For all of his foibles, Truman understood a few key principles that rarely appear in the foreground of today's political discourse. Most importantly, he took his Oath of Office literally, particularly that part about preserving and protecting the Constitution. If you examine his career in the Oval Office, you will see that this guided much of his actions and interactions in both domestic and global matters. He also attached great value to the advisers he enlisted (as at the bottom of Keen's opening paragraph); but he took responsibility for his own actions (as in where the buck stops). If Eisenhower had chosen better advisers, we would probably wax as nostalgic for him as for Truman.

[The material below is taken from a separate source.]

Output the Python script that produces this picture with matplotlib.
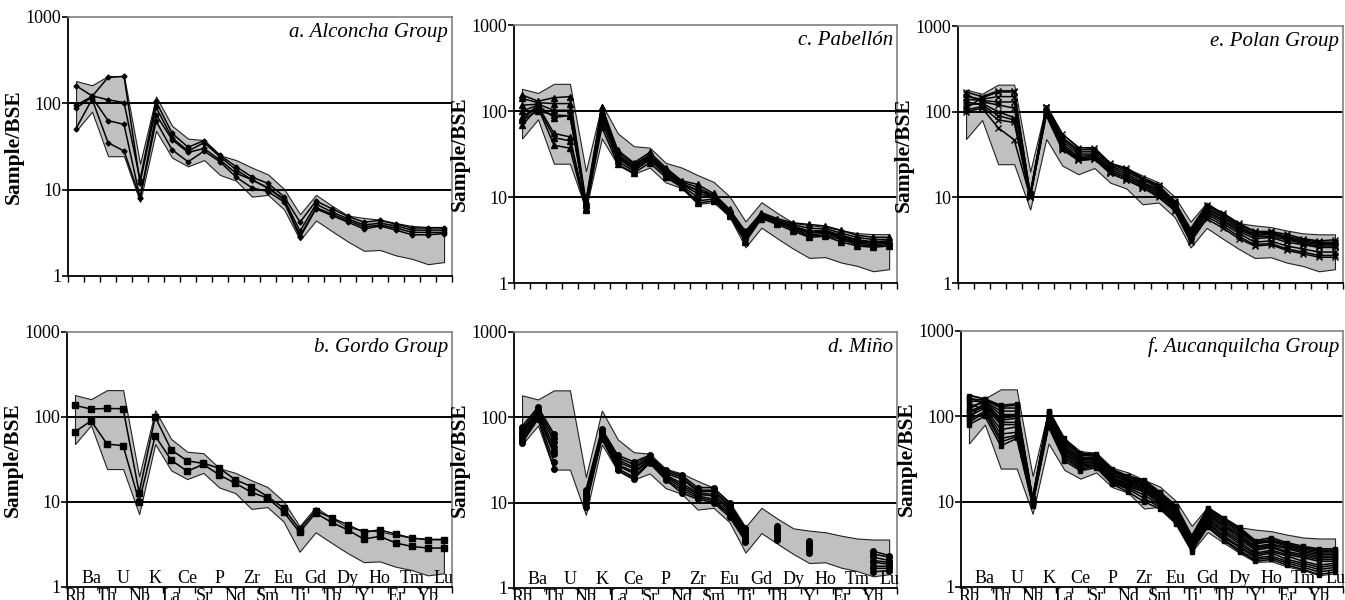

Regarding our current prospects, the thing about Theodore Roosevelt is how mixed his bag was. Yes, he played a very active role in the Spanish-American War (which, as I recall, The Nation dubbed "year one of the empire"). On the other hand he was an equally ardent enemy of the legacy of the Gilded Age (one of the better models of our current conditions). Thus, we need to remember him as an energetic reformer on the domestic front, even if he was "that damned cowboy" in foreign affairs. Can anyone say with a straight face that they anticipate McCain reforming anything?

As to Obama, it is too easy to forget that JFK did not have that all much "baking" when he entered the Oval Office. It is even less clear how much JFK acquired from being "baked." Consider the efforts of Jawaharlal Nehru to inform JFK, the young congressman, on what was really going on with the French presence in Vietnam. LBJ was stuck holding the Vietnam bag; but, had JFK paid more attention to those, like Nehru, who emphasized proceeding with caution rather than playing with dominoes, he could have dispensed with that bag (and might have done so, had he not been assassinated). (I would even go so far as to suggest that RFK's decision to oppose JFK had a lot to do with the fact that he had accompanied his older brother on the fact-finding mission at which that meeting with Nehru took place. Unless I am mistaken, Arthur Schlesinger made a similar suggestion in his RFK biography.)

In the long view of history, Obama's approximation to JFK may be better than Keen has suggested. JFK understood the necessary dialectical opposition of elevated goals (which inspire the electorate) and base political machinery (which gets things done). During his brief time in office, it looks like he was on the road to finding the right synthesis of these opposing interests; but we shall never know if he would have ultimately caved into the machine side. Our hope for Obama is that his actions will be informed by the need for such synthesis, which is far more than we can even dream of for McCain!